Аграрные отношения в раннем Чжоу неплохо изучены, и известно, что там соблюдался генеральный принцип отработок на казенных полях, хотя формы отработок могли быть разными. Особенно наглядно это явствует из анализа раннечжоуских песен «Шицзина» (см. [14, с. 151—165]). По-видимому, тот же принцип был характерен и для шанцев. Как дело обстояло в региональных уделах, неизвестно. Соответствующих материалов в надписях, как уже не раз упоминалось, просто нет. Можно лишь, опять-таки с большой долей вероятности, предположить, что принцип был единым для всех — разница лишь в масштабах и деталях. В том, что правители уделов копировали организацию центра, столицы вана и дома вана, у специалистов сомнений нет (см., в частности, [312, с. 58]). Но как, в свете сказанного, обстояло дело в центре, в столице вана?
Похоже на то, что чжун
были крестьянами столичной зоны, которые имели собственные наделы в общинных поселениях на окраинах зоны, рядом с отделявшими ее от региональных уделов незанятыми территориями, охотничьими угодьями вана. Материалов о существовании крестьянских деревень чжун в надписях нет, как нет и данных о формах мобилизации чжун, о порядке использования их труда (откуда и бесконечные споры на эту тему). Есть, однако, некоторые косвенные данные. Обратимся к их анализу.

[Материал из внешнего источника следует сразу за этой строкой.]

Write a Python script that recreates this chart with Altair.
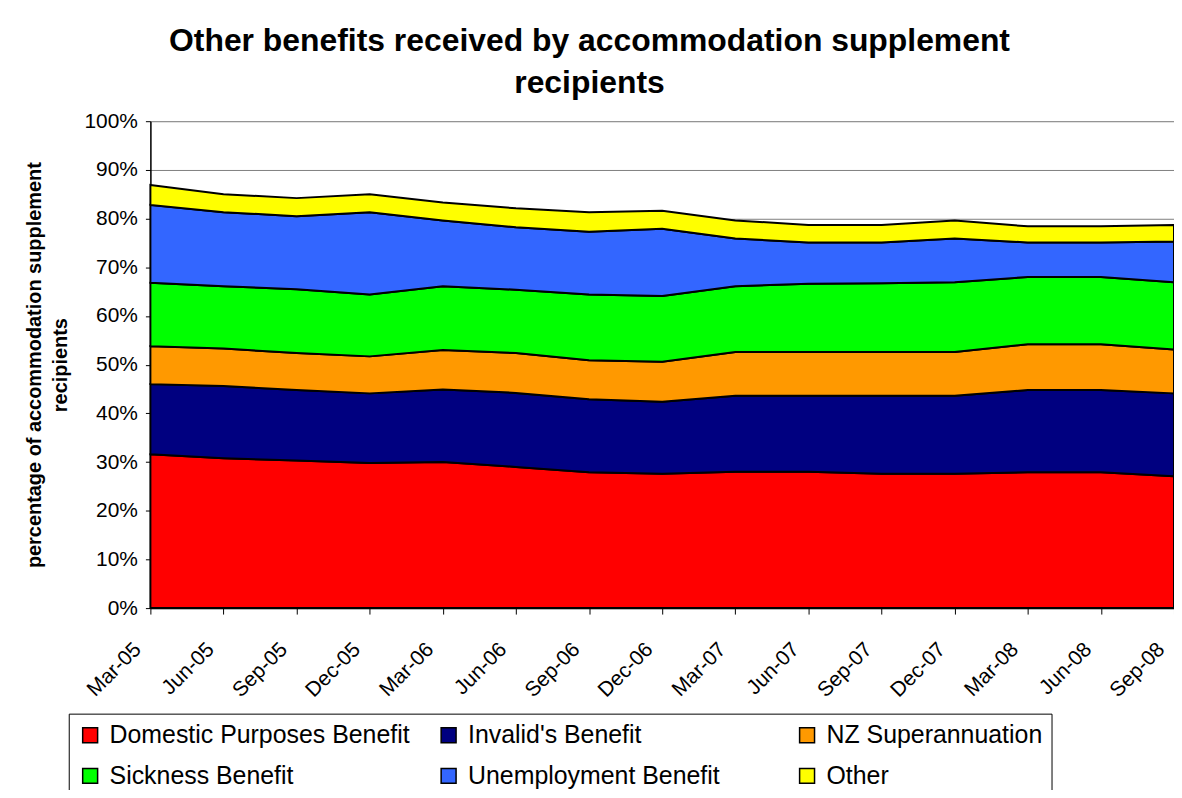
import altair as alt
import pandas as pd

quarters = ["Mar-05", "Jun-05", "Sep-05", "Dec-05", "Mar-06", "Jun-06", "Sep-06",
            "Dec-06", "Mar-07", "Jun-07", "Sep-07", "Dec-07", "Mar-08", "Jun-08", "Sep-08"]

series_names = ["Domestic Purposes Benefit", "Invalid's Benefit", "NZ Superannuation",
                "Sickness Benefit", "Unemployment Benefit", "Other"]

domestic = [31.6, 30.8, 30.3, 29.8, 30.0, 29.0, 27.9, 27.6, 28.0, 28.0, 27.6, 27.6, 27.9, 27.9, 27.1]
invalids = [14.4, 14.8, 14.5, 14.3, 14.9, 15.2, 15.0, 14.8, 15.6, 15.6, 16.0, 16.0, 16.9, 16.9, 17.0]
nz_super = [7.8, 7.7, 7.6, 7.6, 8.1, 8.2, 8.0, 8.2, 9.0, 9.0, 9.0, 9.0, 9.4, 9.4, 9.0]
sickness = [13.0, 12.8, 13.1, 12.7, 13.1, 13.0, 13.5, 13.5, 13.5, 14.0, 14.1, 14.3, 13.8, 13.8, 13.8]
unemployment = [16.0, 15.2, 15.0, 16.9, 13.5, 12.8, 12.9, 13.8, 9.8, 8.5, 8.4, 9.0, 7.1, 7.1, 8.4]
other = [4.1, 3.7, 3.7, 3.7, 3.7, 3.9, 4.0, 3.7, 3.7, 3.6, 3.6, 3.7, 3.3, 3.3, 3.4]

colors = ["#FF0000", "#000080", "#FF9900", "#00FF00", "#3366FF", "#FFFF00"]

all_series = [domestic, invalids, nz_super, sickness, unemployment, other]
rows = []
for k, (name, vals) in enumerate(zip(series_names, all_series)):
    for q, v in zip(quarters, vals):
        rows.append({"quarter": q, "series": name, "value": v / 100.0, "k": k})
df = pd.DataFrame(rows)

FONT = "Liberation Sans"

chart = alt.Chart(df).mark_area(
    stroke="black", strokeWidth=2, opacity=1
).encode(
    x=alt.X("quarter:O", sort=quarters,
            scale=alt.Scale(type="point", padding=0),
            axis=alt.Axis(title=None, labelAngle=-45, labelAlign="right",
                          labelBaseline="middle", labelFontSize=21, labelPadding=32,
                          labelOffset=-13,
                          labelColor="black", tickColor="black", tickSize=6,
                          domainColor="black", domainWidth=1.5, grid=False,
                          labelFont=FONT)),
    y=alt.Y("value:Q", stack="zero",
            scale=alt.Scale(domain=[0, 1], nice=False),
            axis=alt.Axis(title=["percentage of accommodation supplement", "recipients"],
                          titleFontSize=20, titleFontWeight="bold", titleColor="black",
                          titleFont=FONT, titlePadding=14, titleLineHeight=26,
                          format=".0%", values=[i / 10 for i in range(11)],
                          labelFontSize=21, labelColor="black", labelPadding=8,
                          labelFont=FONT, tickColor="black", tickSize=5,
                          domainColor="black", domainWidth=1.5,
                          grid=True, gridColor="#808080", gridWidth=1)),
    color=alt.Color("series:N", sort=series_names,
                    scale=alt.Scale(domain=series_names, range=colors),
                    legend=alt.Legend(title=None, orient="none", legendX=-82, legendY=595,
                                      direction="horizontal",
                                      columns=3, gridAlign="all", columnPadding=26,
                                      rowPadding=15, padding=9,
                                      symbolType="square", symbolSize=225,
                                      symbolStrokeColor="black", symbolStrokeWidth=1.5,
                                      labelFontSize=25, labelFont=FONT, labelColor="black",
                                      labelOffset=7, labelLimit=400,
                                      strokeColor="black", fillColor="white")),
    order=alt.Order("k:Q", sort="ascending"),
).properties(
    width=1028,
    height=489,
    title=alt.TitleParams(
        text=["Other benefits received by accommodation supplement", "recipients"],
        fontSize=32, fontWeight="bold", font=FONT, color="black",
        anchor="middle", dx=-73, offset=10, lineHeight=42,
    ),
    padding={"left": 143, "top": 112, "right": 0, "bottom": 181},
    autosize=alt.AutoSizeParams(type="none"),
).configure_view(stroke=None).configure(background="white")

chart.save("out.html", embed_options={"renderer": "svg", "actions": False})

Во-первых, помимо уже упоминавшихся аналогов с раннечжоуским временем, против идеи о казарменной организации труда чжун в стиле древнеегипетских или шумерских времен III династии Ура храмовых работников говорит то немаловажное обстоятельство, что среди надписей нет документов хозяйственной отчетности, столь характерных для больших и сложно организованных дворцово-храмовых хозяйств Ближнего Востока. Это могло означать лишь одно: с работниками не расплачивались, их за счет казны постоянно не содержали. Видимо, отсюда должно следовать, что в шанских надписях речь шла об отработках на казенных полях.
Во-вторых, сам термин чжун
(в иероглиф включены три знака «сила») был создан, по-видимому, именно для обозначения такого рода труда. В чжоуских текстах немало сообщений о том, что крестьяне совместно работали на больших общих полях, которые иногда обозначались термином гун («общие»), тогда как свое поле каждая семья обрабатывала индивидуально. Эта разница в формах землепользования впоследствии нашла свое теоретическое отражение в идее Мэн-цзы о цзин-тянь (подробнее см. [15]). Можно предположить, что и работа на шанских полях могла быть организована подобным же образом и что термин чжун призван был подчеркнуть коллективность труда на больших казенных полях, начиная с поля цзе.